DAVA : Taraflar arasında görülen davada Ankara 9.Sulh Hukuk Mahkemesi'nce verilen 10.10.2002 tarih ve 2002/271 - 2002/1059 sayılı kararın Yargıtay'ca incelenmesi davalı T.... Genel Müdürlüğü vekili tarafından istenmiş ve temyiz dilekçesinin süresi içinde verildiği anlaşılmış olmakla, dava dosyası için Tetkik Hakimi Gürkan Gençkaya tarafından düzenlenen rapor dinlendikten ve yine dosya içerisindeki dilekçe layihalar, duruşma tutanakları ve tüm belgeler okunup, incelendikten sonra işin gereği görüşülüp, düşünüldü:

KARAR : Davacı vekili, müvekkili şirket tarafından kasko sigorta poliçesi yapılan araca davalıların maliki ve sürücüsü olduğu aracın kusurlu olarak çarpması ile meydana gelen hasarın sigortalıya ödendiğini, yapılan icra takibine davalının haksız olarak itiraz ettiğini ileri sürerek, itirazın iptaline karar verilmesini talep ve dava etmiştir.

Davalı T.... Genel Müdürlüğü vekili, davanın zamanaşımına uğradığını, tazminatın fahiş olarak istendiğini savunarak, davanın reddini istemiştir.

Mahkemece, iddia, savunma ve dosyadaki belgelere göre, benimsenen bilirkişi raporu doğrultusunda, kazanın oluşumunda davalı araç sürücüsünün % 100 kusurlu olduğu gerekçesiyle, faiz miktarına göre davanın kısmen kabulü ile takibin 501.696.223.-TL üzerinden devamına karar verilmiştir.

Kararı, T.R.T. Genel Müdürlüğü vekili temyiz etmiştir.

Dava, kasko sigorta poliçesinden kaynaklanan rücu istemine dayalı itirazın iptali davasıdır.

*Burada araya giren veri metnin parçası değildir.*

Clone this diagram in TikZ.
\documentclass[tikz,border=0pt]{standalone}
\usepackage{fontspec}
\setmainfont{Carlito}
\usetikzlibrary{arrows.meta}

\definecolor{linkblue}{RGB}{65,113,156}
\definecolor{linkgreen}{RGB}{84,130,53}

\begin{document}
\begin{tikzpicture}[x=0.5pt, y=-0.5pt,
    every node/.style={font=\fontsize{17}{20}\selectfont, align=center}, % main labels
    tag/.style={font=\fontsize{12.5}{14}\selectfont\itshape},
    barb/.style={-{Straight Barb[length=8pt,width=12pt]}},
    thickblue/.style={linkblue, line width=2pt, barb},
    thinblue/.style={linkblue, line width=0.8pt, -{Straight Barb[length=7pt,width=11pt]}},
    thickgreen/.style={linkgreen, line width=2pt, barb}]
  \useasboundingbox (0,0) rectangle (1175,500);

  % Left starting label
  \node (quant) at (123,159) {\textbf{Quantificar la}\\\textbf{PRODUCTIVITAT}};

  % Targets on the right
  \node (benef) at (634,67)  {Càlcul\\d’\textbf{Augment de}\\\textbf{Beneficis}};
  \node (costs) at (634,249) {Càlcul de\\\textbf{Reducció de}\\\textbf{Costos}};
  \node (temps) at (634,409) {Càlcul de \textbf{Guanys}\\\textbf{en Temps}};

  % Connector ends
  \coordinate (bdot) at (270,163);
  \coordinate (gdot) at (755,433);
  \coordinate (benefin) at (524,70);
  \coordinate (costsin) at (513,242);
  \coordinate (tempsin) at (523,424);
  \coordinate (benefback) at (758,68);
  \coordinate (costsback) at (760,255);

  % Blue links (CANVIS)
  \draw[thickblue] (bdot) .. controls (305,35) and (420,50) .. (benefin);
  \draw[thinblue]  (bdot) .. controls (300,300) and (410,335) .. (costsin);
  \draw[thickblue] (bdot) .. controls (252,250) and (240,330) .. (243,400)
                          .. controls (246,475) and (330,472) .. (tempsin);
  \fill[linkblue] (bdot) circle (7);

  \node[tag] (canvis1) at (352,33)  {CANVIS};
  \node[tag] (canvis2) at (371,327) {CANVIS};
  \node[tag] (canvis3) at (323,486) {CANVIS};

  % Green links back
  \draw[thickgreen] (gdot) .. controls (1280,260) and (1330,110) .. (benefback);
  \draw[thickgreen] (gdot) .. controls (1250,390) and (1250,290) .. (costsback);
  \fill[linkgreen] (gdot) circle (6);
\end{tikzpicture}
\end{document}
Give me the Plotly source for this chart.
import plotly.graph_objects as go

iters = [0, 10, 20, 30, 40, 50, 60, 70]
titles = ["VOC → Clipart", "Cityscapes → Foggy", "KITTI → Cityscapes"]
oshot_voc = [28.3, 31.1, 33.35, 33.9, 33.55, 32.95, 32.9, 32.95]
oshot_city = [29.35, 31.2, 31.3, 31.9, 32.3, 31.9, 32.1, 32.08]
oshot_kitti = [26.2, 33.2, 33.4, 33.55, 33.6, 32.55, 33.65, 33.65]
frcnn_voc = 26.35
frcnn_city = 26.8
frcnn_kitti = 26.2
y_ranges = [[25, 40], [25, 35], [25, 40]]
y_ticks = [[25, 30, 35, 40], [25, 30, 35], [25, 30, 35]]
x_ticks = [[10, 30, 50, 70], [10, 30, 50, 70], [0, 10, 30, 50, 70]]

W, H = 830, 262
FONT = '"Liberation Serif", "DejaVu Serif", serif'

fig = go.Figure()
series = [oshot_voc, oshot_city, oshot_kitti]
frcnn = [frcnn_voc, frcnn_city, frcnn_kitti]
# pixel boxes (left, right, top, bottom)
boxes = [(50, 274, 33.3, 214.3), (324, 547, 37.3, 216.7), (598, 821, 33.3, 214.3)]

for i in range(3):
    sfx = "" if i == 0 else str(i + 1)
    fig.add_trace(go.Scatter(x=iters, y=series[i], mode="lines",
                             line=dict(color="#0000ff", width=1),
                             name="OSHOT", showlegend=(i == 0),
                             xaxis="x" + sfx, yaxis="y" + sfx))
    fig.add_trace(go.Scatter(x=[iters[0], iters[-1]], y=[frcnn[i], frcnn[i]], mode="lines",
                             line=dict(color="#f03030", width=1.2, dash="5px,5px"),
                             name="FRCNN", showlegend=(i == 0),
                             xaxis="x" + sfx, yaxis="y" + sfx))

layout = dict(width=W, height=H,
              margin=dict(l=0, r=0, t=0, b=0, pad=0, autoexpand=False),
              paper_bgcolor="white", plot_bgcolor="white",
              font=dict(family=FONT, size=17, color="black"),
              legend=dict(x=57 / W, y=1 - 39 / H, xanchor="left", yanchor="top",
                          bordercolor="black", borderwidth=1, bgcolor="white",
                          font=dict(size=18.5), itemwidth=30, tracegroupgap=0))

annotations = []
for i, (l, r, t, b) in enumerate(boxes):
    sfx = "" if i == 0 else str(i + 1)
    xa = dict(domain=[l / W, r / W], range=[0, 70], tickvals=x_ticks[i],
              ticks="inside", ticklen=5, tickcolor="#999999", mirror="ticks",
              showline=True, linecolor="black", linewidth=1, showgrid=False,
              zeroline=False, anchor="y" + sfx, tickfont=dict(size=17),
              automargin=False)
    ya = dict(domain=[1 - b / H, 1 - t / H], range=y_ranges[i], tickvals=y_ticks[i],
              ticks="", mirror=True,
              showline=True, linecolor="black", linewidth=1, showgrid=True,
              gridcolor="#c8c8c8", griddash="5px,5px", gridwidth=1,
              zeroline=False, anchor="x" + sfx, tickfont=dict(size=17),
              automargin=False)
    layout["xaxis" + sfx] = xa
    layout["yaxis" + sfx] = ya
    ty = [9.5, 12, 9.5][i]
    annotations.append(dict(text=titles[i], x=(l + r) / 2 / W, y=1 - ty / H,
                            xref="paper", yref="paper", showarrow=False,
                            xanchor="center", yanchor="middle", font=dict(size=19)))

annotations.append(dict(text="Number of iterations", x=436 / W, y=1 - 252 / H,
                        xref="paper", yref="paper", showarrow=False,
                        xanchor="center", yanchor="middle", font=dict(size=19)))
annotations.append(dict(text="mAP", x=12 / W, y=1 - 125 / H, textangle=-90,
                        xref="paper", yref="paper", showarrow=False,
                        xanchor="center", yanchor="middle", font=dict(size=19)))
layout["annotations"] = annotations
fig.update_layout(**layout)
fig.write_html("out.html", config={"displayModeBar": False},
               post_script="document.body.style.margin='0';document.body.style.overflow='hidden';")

Dava, TTK.nun 1301 nci maddesine dayanılarak, sigortalının halefi sıfatıyla açılmıştır. Davacı sigorta şirketi ile davalılar arasındaki ilişki sözleşmeden kaynaklanmamaktadır. Tazminatın kaynağını Karayolları Trafik Kanunu'nun 85 ve devam eden maddelerinde düzenlenen işletenin hukuki sorumlu-luğu oluşturmaktadır. Sigorta rücu davalarında zamanaşımı 24.09.1971 gün ve 165-102 sayılı İçtihadı Birleştirme Kararı'nda da belirtildiği gibi, halefiyet ilkesi açısından sigorta ettirenin açacağı davanın tabi olduğu zamanaşımı süresine göre belirlenmelidir.

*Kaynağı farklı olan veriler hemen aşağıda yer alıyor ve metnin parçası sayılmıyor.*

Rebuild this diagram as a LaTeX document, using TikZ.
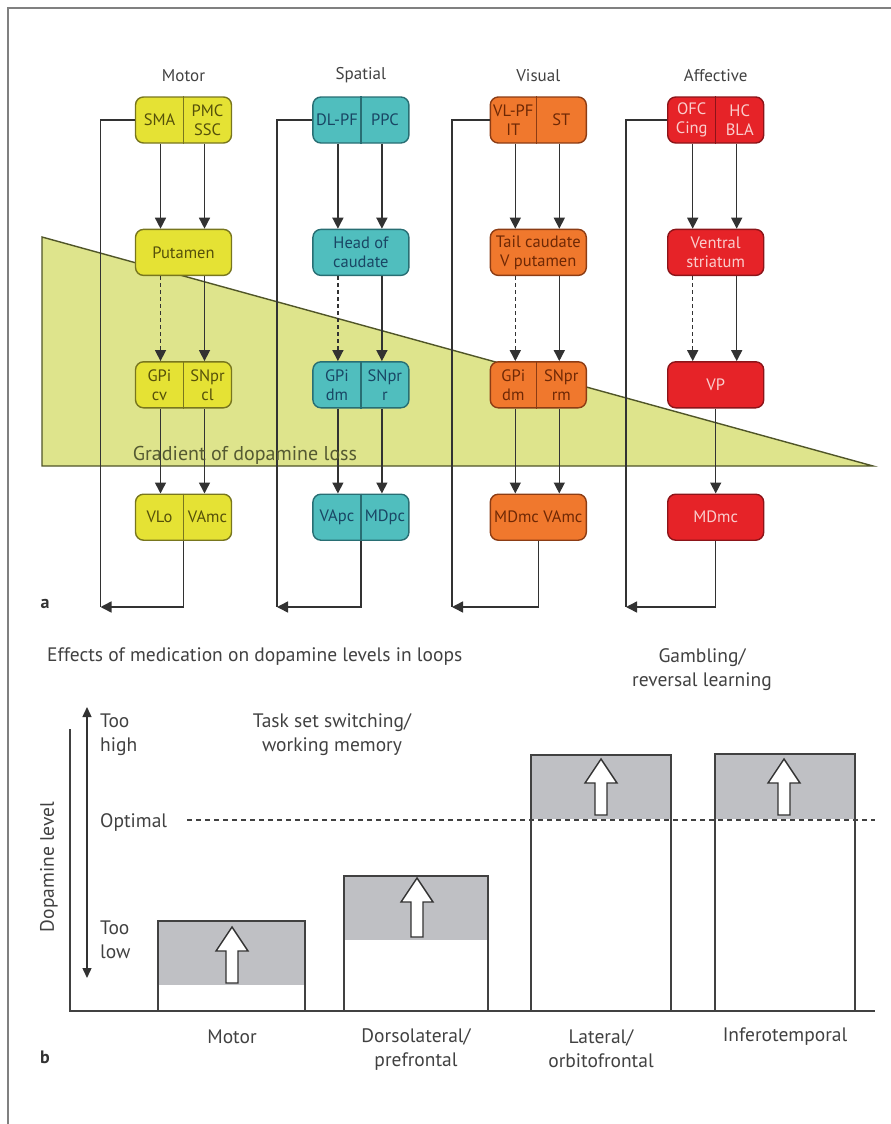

Karayolları Trafik Kanunu'nun 109 ncu maddesinde 2 yıllık zamanaşımı öngörülmüş olup, bu süre sigortalıya halef olan sigorta şirketi açısından da kaza tarihinden itibaren başlar. Somut olayda tazminatı doğuran kaza 01.06.1999 tarihinde olmuş ve icra takibi 04.06.2001 tarihinde başlamıştır. Sigortalının tabi olduğu zamanaşımı süresi 01.06.2001 tarihinde dolduğundan, davalı T.... Genel Müdürlüğü'nün süresinde yapılan zamanaşımı def'inin kabulüne karar vermek gerekir iken, bu konuda olumlu veya olumsuz bir karar verilmemesi doğru görülmemiştir.

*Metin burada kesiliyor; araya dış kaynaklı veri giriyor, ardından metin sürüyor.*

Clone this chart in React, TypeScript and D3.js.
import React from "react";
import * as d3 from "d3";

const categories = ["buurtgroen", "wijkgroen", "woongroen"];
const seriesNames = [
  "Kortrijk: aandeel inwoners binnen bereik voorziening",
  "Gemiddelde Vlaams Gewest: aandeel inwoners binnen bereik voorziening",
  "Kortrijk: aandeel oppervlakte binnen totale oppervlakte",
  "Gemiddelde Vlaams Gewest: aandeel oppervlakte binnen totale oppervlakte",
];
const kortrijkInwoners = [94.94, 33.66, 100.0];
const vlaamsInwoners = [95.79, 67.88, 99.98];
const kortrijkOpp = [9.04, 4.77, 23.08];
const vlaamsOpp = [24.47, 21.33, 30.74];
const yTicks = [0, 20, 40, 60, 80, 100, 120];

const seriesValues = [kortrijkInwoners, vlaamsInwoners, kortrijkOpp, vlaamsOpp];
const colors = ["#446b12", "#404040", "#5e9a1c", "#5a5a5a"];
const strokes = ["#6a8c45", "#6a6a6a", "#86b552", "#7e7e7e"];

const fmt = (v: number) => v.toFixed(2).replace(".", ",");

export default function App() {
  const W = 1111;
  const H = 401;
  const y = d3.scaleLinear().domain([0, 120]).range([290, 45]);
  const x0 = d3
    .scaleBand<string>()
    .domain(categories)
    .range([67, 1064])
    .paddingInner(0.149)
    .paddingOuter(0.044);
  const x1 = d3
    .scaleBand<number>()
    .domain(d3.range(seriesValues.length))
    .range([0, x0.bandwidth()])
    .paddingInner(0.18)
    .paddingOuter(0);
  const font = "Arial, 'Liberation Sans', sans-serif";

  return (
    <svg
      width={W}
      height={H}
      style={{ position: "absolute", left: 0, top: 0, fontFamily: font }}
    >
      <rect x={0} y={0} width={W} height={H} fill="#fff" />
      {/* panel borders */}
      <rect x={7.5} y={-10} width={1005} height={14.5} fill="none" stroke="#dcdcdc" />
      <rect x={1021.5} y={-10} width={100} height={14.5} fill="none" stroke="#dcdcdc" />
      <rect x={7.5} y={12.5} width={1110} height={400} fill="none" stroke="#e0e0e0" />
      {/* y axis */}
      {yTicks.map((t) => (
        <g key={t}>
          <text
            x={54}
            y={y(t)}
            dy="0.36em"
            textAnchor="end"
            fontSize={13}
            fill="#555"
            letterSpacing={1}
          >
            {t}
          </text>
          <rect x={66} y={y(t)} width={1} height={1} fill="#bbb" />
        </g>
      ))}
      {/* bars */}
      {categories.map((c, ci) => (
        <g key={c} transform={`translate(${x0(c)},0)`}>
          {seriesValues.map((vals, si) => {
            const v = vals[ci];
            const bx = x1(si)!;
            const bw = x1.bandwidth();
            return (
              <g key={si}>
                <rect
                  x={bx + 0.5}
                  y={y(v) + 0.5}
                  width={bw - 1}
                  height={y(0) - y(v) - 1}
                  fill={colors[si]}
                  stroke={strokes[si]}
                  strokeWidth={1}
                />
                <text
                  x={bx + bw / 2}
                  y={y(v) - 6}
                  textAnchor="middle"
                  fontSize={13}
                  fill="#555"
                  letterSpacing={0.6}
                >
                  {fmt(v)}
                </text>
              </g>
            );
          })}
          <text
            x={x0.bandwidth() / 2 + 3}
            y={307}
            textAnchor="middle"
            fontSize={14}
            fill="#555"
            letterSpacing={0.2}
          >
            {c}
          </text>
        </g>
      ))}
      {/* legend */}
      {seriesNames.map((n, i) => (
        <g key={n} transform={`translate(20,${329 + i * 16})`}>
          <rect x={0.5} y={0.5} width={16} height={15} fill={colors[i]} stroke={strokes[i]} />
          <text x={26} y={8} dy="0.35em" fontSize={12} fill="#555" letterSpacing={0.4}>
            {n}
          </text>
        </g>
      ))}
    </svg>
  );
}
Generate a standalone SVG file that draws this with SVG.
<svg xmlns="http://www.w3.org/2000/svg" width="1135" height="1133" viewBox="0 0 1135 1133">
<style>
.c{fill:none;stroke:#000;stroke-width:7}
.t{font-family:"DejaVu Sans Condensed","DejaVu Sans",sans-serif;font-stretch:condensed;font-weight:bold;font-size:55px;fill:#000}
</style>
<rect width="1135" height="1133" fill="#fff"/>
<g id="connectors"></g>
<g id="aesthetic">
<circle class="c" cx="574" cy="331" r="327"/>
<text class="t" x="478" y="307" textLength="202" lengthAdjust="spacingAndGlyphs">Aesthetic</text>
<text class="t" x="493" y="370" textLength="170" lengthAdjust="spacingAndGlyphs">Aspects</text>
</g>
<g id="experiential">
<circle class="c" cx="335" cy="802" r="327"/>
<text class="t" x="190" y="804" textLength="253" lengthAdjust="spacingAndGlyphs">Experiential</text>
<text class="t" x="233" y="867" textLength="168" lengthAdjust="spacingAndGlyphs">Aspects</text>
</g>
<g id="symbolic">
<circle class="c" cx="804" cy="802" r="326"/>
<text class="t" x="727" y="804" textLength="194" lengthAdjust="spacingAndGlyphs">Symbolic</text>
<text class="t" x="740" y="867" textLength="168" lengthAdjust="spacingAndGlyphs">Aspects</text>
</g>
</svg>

SONUÇ : Yukarıda açıklanan nedenlerle davalı T.... Genel Müdürlüğü vekilinin temyiz itirazlarının kabulü ile kararın BOZULMASINA, ödediği temyiz peşin harcın isteği halinde temyiz edene iadesine, 27.10.2003 tarihinde oybirliğiyle karar verildi.